## [What you are asked to do]
Quote only the span from the first line of the entries to the line containing "assetsToSales, salesToInventory, fixedAssetsToNetWorth];", both ends kept. Leave every picture out.
--------------------------------------------------
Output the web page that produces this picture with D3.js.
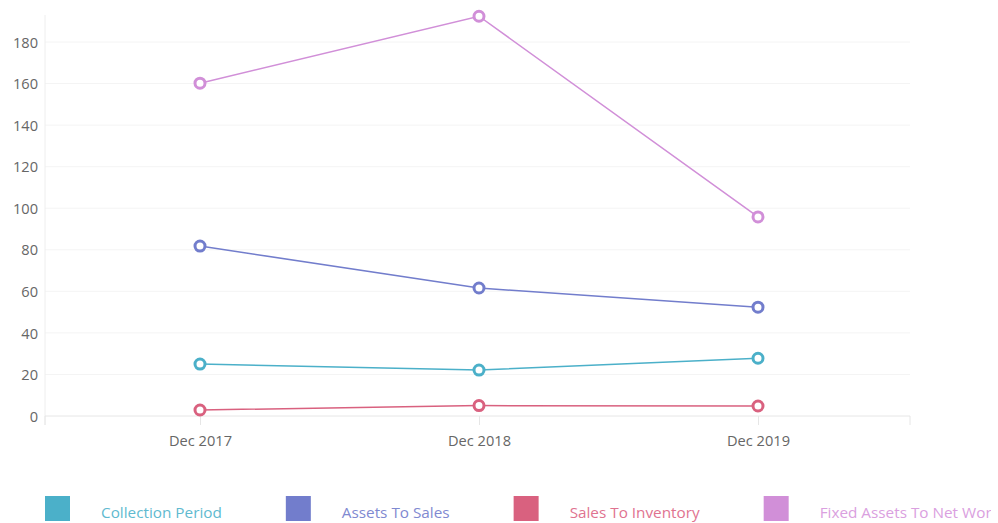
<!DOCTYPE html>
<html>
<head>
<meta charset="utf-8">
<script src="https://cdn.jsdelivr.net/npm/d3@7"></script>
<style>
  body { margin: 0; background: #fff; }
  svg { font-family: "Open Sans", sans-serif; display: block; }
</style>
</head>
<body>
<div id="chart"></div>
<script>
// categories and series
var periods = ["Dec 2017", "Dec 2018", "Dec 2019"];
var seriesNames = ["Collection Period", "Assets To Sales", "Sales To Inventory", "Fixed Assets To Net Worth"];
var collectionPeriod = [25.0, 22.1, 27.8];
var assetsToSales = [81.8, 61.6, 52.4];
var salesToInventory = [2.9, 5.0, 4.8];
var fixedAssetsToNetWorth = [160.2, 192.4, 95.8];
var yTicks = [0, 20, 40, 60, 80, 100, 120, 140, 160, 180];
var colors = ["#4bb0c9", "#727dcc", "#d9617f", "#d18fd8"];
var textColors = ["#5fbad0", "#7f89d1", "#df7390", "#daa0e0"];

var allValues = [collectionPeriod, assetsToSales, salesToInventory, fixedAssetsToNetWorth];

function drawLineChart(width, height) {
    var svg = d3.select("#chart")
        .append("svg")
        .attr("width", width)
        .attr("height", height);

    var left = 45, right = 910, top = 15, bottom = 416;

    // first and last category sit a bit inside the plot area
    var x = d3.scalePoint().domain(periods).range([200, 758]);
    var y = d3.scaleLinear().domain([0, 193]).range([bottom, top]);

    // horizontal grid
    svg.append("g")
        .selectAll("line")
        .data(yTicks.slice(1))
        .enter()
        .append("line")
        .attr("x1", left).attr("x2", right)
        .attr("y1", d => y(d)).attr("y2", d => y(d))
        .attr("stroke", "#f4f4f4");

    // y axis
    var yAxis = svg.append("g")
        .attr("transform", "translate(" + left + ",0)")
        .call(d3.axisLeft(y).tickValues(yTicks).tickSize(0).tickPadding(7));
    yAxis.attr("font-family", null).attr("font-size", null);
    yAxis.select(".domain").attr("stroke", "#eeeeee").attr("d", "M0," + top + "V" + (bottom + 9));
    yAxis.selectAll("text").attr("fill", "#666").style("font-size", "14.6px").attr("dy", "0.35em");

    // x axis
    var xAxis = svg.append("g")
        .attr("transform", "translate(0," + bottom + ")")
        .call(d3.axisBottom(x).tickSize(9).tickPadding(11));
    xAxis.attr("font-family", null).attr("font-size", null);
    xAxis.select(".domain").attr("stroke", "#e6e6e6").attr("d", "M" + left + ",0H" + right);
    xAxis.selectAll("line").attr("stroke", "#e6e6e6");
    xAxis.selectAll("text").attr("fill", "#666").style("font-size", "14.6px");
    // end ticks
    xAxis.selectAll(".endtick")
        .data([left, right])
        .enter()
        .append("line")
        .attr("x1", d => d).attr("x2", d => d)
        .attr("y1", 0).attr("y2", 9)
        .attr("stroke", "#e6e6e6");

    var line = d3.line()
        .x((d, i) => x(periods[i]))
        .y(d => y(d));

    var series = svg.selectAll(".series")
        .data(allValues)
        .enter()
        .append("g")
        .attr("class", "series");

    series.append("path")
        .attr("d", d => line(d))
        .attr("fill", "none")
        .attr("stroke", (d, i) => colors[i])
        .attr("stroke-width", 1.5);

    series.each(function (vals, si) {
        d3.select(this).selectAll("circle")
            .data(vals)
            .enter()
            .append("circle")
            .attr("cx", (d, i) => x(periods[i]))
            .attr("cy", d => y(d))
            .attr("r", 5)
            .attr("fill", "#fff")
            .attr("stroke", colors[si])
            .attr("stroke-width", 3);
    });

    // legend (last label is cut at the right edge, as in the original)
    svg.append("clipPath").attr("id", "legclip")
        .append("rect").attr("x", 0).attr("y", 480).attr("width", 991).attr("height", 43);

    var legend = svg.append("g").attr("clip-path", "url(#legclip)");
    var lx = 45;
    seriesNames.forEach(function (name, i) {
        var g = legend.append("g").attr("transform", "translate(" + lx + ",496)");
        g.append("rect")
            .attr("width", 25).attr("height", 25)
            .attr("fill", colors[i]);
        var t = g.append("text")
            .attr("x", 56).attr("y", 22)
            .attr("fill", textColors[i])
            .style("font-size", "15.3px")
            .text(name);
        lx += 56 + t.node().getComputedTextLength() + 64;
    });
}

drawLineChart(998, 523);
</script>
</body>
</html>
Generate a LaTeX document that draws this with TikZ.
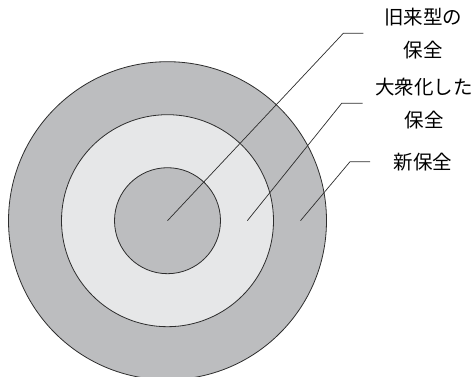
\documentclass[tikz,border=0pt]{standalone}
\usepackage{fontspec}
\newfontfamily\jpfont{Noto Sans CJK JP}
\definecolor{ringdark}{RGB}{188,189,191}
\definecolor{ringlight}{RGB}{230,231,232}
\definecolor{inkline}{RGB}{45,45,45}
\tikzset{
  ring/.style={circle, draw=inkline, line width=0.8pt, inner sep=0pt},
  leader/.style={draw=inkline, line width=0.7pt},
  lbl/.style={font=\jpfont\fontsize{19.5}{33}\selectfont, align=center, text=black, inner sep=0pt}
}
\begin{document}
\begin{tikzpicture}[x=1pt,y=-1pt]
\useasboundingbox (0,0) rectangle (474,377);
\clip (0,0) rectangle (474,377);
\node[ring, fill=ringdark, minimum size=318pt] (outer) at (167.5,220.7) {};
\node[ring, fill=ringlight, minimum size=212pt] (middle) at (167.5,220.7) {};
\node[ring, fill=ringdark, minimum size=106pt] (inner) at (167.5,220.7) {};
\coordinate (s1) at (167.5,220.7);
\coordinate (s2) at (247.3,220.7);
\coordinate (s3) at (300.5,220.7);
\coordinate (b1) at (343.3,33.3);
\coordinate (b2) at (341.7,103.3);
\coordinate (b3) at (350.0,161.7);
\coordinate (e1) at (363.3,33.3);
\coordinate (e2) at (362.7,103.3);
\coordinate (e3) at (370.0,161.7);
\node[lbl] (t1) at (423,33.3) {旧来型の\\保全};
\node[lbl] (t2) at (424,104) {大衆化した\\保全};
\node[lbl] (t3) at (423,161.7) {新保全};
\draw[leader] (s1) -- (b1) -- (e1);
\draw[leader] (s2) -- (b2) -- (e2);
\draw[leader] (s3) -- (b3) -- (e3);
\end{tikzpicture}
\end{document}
--------------------------------------------------
## [Response to this exercise]
Output the web page that produces this picture with D3.js.
<!DOCTYPE html>
<html>
<head>
<meta charset="utf-8">
<script src="https://cdn.jsdelivr.net/npm/d3@7"></script>
<style>
  body { margin: 0; background: #fff; }
  svg { font-family: "Open Sans", sans-serif; display: block; }
</style>
</head>
<body>
<div id="chart"></div>
<script>
// categories and series
var periods = ["Dec 2017", "Dec 2018", "Dec 2019"];
var seriesNames = ["Collection Period", "Assets To Sales", "Sales To Inventory", "Fixed Assets To Net Worth"];
var collectionPeriod = [25.0, 22.1, 27.8];
var assetsToSales = [81.8, 61.6, 52.4];
var salesToInventory = [2.9, 5.0, 4.8];
var fixedAssetsToNetWorth = [160.2, 192.4, 95.8];
var yTicks = [0, 20, 40, 60, 80, 100, 120, 140, 160, 180];
var colors = ["#4bb0c9", "#727dcc", "#d9617f", "#d18fd8"];
var textColors = ["#5fbad0", "#7f89d1", "#df7390", "#daa0e0"];

var allValues = [collectionPeriod, assetsToSales, salesToInventory, fixedAssetsToNetWorth];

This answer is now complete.